情報通信業界広報によるメディアへの愚痴の話

2013/2/4-1

最近、様々な企業の広報部門の方々と雑談をさせて頂く機会が増えているのですが、大手メディアへの失望というようなお話を伺うことがあります。 どちらかというと、最近失望したというよりも、そもそも期待してないことが多いという話だったりもしますが。

どういうことかというと、たとえば、外国企業の場合であれば、CTO等が来日して記者発表会を開催したときに、何も理解していない記者が来て質問をするときの話だったりします。 記者発表会に来た記者が、そもそもその発表会を開催している企業について何も理解しておらず、とりあえず質問はしてみるものの、その回答を聞いても理解できないので質問が続かないことも多いようです。 で、どうするかというと、記者発表会の後に、その企業の広報部門の人々が記者とマンツーマンで会社の概要からはじまり、その記者が行った質問と回答の意味を説明するという時間を取って、やっと小さな記事にしてもらえるというような愚痴も聞きます(真面目に調べてキッチリ書ける記者もいます。メディア全部が駄目と言っているわけではないのでご注意下さい)。
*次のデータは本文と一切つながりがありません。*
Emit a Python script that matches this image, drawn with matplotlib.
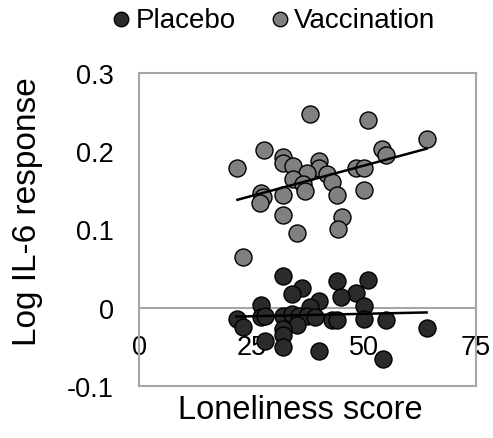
import numpy as np
import matplotlib.pyplot as plt

plt.rc('font', family=['Liberation Sans', 'DejaVu Sans'])

# DATA
placebo_x = [32.1, 36.2, 34.1, 44.1, 50.9, 48.2, 45.0, 40.1, 50.1, 27.1, 38.1,
             21.7, 23.2, 27.1, 28.0, 32.1, 34.1, 35.5, 37.3, 35.1, 32.1, 32.1,
             28.0, 32.1, 40.1, 54.2, 42.9, 44.1, 50.1, 55.0, 64.0, 39.2]
placebo_y = [0.041, 0.025, 0.018, 0.034, 0.035, 0.019, 0.014, 0.008, 0.002, 0.003, 0.001,
             -0.014, -0.025, -0.012, -0.010, -0.010, -0.008, -0.010, -0.010, -0.022, -0.027, -0.035,
             -0.042, -0.050, -0.055, -0.065, -0.016, -0.016, -0.014, -0.016, -0.026, -0.012]

vacc_x = [38.1, 50.9, 64.0, 27.9, 54.0, 55.0, 21.9, 32.1, 32.1, 34.3, 40.1,
          40.1, 48.3, 50.1, 37.3, 34.3, 41.8, 42.9, 36.6, 36.9, 27.2, 27.7,
          32.1, 44.1, 50.1, 26.9, 32.1, 45.1, 44.2, 35.1, 23.1]
vacc_y = [0.247, 0.240, 0.215, 0.201, 0.203, 0.195, 0.179, 0.193, 0.185, 0.181, 0.187,
          0.178, 0.179, 0.179, 0.172, 0.165, 0.171, 0.161, 0.158, 0.149, 0.146, 0.142,
          0.144, 0.144, 0.150, 0.134, 0.118, 0.116, 0.101, 0.096, 0.065]

x_ticks = [0, 25, 50, 75]
y_ticks = [-0.1, 0, 0.1, 0.2, 0.3]
y_tick_labels = ['-0.1', '0', '0.1', '0.2', '0.3']

PLACEBO_COL = '#2a2a2a'
VACC_COL = '#808080'
AXIS_COL = '#a6a6a6'

fig = plt.figure(figsize=(4.93, 4.39), dpi=100)
ax = fig.add_axes([0.282, 0.1185, 0.6835, 0.713])

ax.scatter(placebo_x, placebo_y, s=150, c=PLACEBO_COL, edgecolors='black',
           linewidths=1.0, zorder=3, label='Placebo')
ax.scatter(vacc_x, vacc_y, s=150, c=VACC_COL, edgecolors='black',
           linewidths=1.0, zorder=3, label='Vaccination')

# linear trend lines
for xs, ys in ((placebo_x, placebo_y), (vacc_x, vacc_y)):
    m, b = np.polyfit(xs, ys, 1)
    xl = np.array([min(xs), max(xs)])
    ax.plot(xl, m * xl + b, color='black', lw=1.8, zorder=4)

ax.axhline(0, color=AXIS_COL, lw=1.5, zorder=1)

ax.set_xlim(0, 75)
ax.set_ylim(-0.1, 0.3)
ax.set_yticks(y_ticks)
ax.set_yticklabels(y_tick_labels)
ax.tick_params(axis='y', length=0, pad=18, labelsize=19.5)
ax.set_xticks([])
for sp in ax.spines.values():
    sp.set_color(AXIS_COL)
    sp.set_linewidth(1.5)

# x labels sit at the y=0 crossing
sec = ax.secondary_xaxis(0.25)
sec.set_xticks(x_ticks)
sec.tick_params(length=0, pad=19, labelsize=19.5)
sec.spines['bottom'].set_visible(False)

fig.text(0.5 * (172 + 428) / 493, 0.03, 'Loneliness score', ha='center',
         va='bottom', fontsize=23.5)
fig.text(0.055, 1 - 212 / 439, 'Log IL-6 response', rotation=90,
         ha='center', va='center', fontsize=24)

fig.legend(loc='center', bbox_to_anchor=(0.556, 0.953), ncol=2, frameon=False,
           fontsize=20, handlelength=0.6, handletextpad=0.2, columnspacing=1.3,
           markerscale=0.85, borderaxespad=0, borderpad=0)

fig.savefig('out.png', dpi=100)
でも、冷静に考えると、情報通信関連の業界ネタって一般に理解されづらいんですよね。 そもそも、その企業の新製品(新サービス)がどう斬新かとか、どういった部分で利用されるのかという前提の時点で理解してもらい辛いわけです。 しかも、それは記者だけではなく、読者もそうで、間接的に凄く使っていたとしても、「そんな企業知らないよ」となるわけです。

書く側とすれば、そこのために勉強や調査をしたとしても、読者の少ない記事にしかならない可能性が高いわけで、あまり労力をかけてくれないのは仕方がないというのもありそうです。 メディア側がウハウハで資金が潤沢な状況であれば、様々なジャンルの専門家を社内に抱えたりすることも可能なのでしょうが、最近は記者の転職話が多く、今は逆に人が離れていってる状態にも見えます。

そう考えると、やっぱりメディアに期待しても難しいわけです。 しかも、今後その状況が改善する気配は見えておらず、さらに悪化するようにも思えます。 そうなると、各企業が自分で情報発信をしていくしかない気がしています。 自分の情報は、自分で作るという感じです。 記者発表会の準備とPR会社への丸投げばかりでは難しいですよね、みたいな。

ただ、様々な広報部門の方々のお話を伺っていると、コンテンツを自ら作ったり、情報発信のための企画を考えることを嫌がる方々が結構多い印象です。 情報通信業界を見る限りは、コンテンツや企画を考えるのが得意なのは、どちらかというと社内のエンジニアだったりします。 ソーシャルメディア等を上手に活用して情報発信が出来てるなぁと思う企業は、広報部門が企画を考えられるエンジニアとの二人三脚を成功させている会社なのかも知れません。

ということで、「メディアが良い記事を書いてくれない」と愚痴を言いがちな広報部門の方は、ネットを最大限活用しつつ、自分で情報発信を頑張るというのが個人的にはお勧めです。 ネット上で話題にしてくれる人が増えて、「その企業の記事を書けば読んでもらえる」という状況ができれば、記者発表会に来る記者の数も増えるでしょうし、メディアに記事が掲載されやすくなると思われます。 そこまでいかないにしても、記者が事前に知識を得たうえで取材に行けるような状況は作りやすくなります。

「これからはオウンドメディアが大事ですよね」という、特に新しくとも何ともないよくある話ではありますが、そういった方向性の試みが情報通信関連企業で増つつあると感じることもある今日この頃です。